Ja - der Client basiert auf Eclipse  :Smile:  ... und sooo viel langsamer als Notes unter Windows ist es auch nicht *find* ... nur um einiges buggier  :Smile: 

----------

## schmutzfinger

Es gibt einen Linux Client. Über Performance und Stabilität kann man sich streiten aber es gibt einen. Ich habe auch schon gehört das der Windows-Client mit wine geht und das teilweise besser als der Linux-Client.

----------

## bbgermany

 *schmutzfinger wrote:*   

> Es gibt einen Linux Client. Über Performance und Stabilität kann man sich streiten aber es gibt einen. Ich habe auch schon gehört das der Windows-Client mit wine geht und das teilweise besser als der Linux-Client.

 

Ja, bis zur Version 5.x ließ der auch sauber mit Wine installieren. Ab Version 6.x (oder höher) habe ich es noch nicht geschafft das direkt zu installieren. Immer nur über den Umweg über eine vollständige Windowsinstallation.

MfG. Stefan

----------

## korz

Hi, da gibt es eine kommerzielle Software namens CrossOver Office. Wird von Codeweavers hergestellt. Die basiert auf wine und ist darauf ausgelegt, es möglich zu machen, Büroanwendungen, die eigentlich für Windows sind, unter Linux zum laufen zu bringen. Ich habe hier MS Office 2000 auf diese Art zum laufen gebracht. Funktioniert wirklich gut. Laut der Homepage läuft Lotus Notes 6.5.1+ wohl auch ganz gut.

Das Ganze basiert zwar auf wine, die haben aber sehr viel drum herum programmiert, sodaß sich das Programm sehr leicht bedienen läßt.

Das soll nur ein Hinweis sein.

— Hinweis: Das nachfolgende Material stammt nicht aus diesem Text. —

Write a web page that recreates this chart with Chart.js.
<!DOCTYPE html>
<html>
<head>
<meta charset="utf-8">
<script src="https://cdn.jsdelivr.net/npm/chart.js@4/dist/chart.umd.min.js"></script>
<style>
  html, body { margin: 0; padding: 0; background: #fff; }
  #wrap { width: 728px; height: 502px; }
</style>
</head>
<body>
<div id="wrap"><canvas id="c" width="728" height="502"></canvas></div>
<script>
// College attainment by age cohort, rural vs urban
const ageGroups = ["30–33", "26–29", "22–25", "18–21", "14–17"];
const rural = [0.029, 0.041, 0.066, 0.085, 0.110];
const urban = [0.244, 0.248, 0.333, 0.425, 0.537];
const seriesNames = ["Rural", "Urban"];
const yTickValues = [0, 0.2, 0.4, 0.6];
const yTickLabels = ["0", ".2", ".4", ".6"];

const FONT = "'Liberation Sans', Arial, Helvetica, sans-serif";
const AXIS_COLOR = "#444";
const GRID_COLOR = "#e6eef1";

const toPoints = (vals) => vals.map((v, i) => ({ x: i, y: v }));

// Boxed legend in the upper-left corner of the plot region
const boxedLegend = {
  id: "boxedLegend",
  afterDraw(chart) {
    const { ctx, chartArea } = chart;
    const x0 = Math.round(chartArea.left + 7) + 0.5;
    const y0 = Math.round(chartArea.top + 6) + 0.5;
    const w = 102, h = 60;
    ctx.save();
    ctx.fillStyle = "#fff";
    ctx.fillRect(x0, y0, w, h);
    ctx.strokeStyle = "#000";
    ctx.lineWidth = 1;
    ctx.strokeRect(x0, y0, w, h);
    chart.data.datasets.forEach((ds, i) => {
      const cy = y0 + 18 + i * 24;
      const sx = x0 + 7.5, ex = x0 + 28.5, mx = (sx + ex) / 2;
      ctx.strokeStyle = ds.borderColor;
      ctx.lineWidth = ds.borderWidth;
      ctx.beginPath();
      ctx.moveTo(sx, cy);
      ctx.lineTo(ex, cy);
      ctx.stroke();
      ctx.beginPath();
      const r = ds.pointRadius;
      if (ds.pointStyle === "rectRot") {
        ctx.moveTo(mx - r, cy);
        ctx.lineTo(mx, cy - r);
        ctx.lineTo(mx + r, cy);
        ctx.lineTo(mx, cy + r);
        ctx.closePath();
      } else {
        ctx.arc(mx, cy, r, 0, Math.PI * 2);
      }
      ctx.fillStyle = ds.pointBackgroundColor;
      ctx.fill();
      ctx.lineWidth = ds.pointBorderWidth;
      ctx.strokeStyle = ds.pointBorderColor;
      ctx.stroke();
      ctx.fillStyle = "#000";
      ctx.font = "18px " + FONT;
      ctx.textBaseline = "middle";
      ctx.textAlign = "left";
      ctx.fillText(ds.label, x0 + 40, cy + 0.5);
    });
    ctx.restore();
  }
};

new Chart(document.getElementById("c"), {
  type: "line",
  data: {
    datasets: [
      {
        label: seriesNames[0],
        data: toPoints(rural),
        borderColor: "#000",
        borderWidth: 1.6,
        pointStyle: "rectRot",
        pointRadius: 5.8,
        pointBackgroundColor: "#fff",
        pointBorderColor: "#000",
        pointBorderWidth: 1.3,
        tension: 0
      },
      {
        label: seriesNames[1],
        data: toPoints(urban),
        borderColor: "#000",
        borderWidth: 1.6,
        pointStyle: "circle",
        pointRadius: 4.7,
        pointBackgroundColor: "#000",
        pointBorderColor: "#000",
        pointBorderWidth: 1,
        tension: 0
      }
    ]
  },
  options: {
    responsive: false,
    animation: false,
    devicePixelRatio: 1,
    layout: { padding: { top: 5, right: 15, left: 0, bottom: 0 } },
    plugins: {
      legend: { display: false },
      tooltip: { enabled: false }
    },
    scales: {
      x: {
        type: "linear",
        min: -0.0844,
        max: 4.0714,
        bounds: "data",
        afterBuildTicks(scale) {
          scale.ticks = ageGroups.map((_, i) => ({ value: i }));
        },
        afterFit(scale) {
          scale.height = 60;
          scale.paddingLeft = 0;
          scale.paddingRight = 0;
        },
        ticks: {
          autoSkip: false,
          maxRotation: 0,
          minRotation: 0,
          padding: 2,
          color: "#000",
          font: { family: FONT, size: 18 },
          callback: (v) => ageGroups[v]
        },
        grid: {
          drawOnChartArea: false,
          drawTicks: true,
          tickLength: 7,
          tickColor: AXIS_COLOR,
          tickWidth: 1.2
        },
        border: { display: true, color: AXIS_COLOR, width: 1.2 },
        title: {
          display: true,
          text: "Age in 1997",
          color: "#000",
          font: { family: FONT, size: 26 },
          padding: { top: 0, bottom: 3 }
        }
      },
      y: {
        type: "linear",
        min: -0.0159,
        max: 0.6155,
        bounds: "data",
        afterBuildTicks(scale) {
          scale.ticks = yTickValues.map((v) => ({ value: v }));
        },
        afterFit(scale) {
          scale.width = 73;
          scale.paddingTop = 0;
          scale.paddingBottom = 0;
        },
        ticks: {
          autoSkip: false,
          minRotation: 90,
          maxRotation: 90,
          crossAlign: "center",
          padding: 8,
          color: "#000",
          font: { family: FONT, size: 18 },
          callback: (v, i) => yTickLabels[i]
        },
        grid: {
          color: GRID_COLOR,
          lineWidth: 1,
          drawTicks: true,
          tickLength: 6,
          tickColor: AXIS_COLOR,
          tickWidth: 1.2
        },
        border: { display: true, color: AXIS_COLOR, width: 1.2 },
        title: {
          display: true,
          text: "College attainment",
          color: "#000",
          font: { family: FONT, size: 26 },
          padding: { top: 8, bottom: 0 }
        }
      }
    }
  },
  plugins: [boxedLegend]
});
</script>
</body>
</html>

Ich möchte ausdrücklich keine Werbung für diese Firma machen. Deswegen habe ich auch den Link zur Homepage nicht angegeben. Die findest Du aber bestimmt auch selbst.

Gruß

----------

## _eckobar_

paßt, danke. werd mal client von IBM checken ... hoffe, dass performance zumindest annehmbar ist. *gg*

----------

## bbgermany

Wenn du ihn zum laufen gebracht hast, funktioniert er recht gut. Einziges Manko für mich war; der Client kommt ohne Adminclient und ohne Designer.

Damit wurde der für mich im Endeffekt wirklich nur zum Mails lesen gebraucht  :Sad: 

MfG. Stefan

----------

## mec

hi,

der native richclient ist derzeit noch eine beta und performed nicht wirklich. ausserdem gibt es noch einige darstellungsprobleme. zudem ist ein mega festplattenplatz nötig.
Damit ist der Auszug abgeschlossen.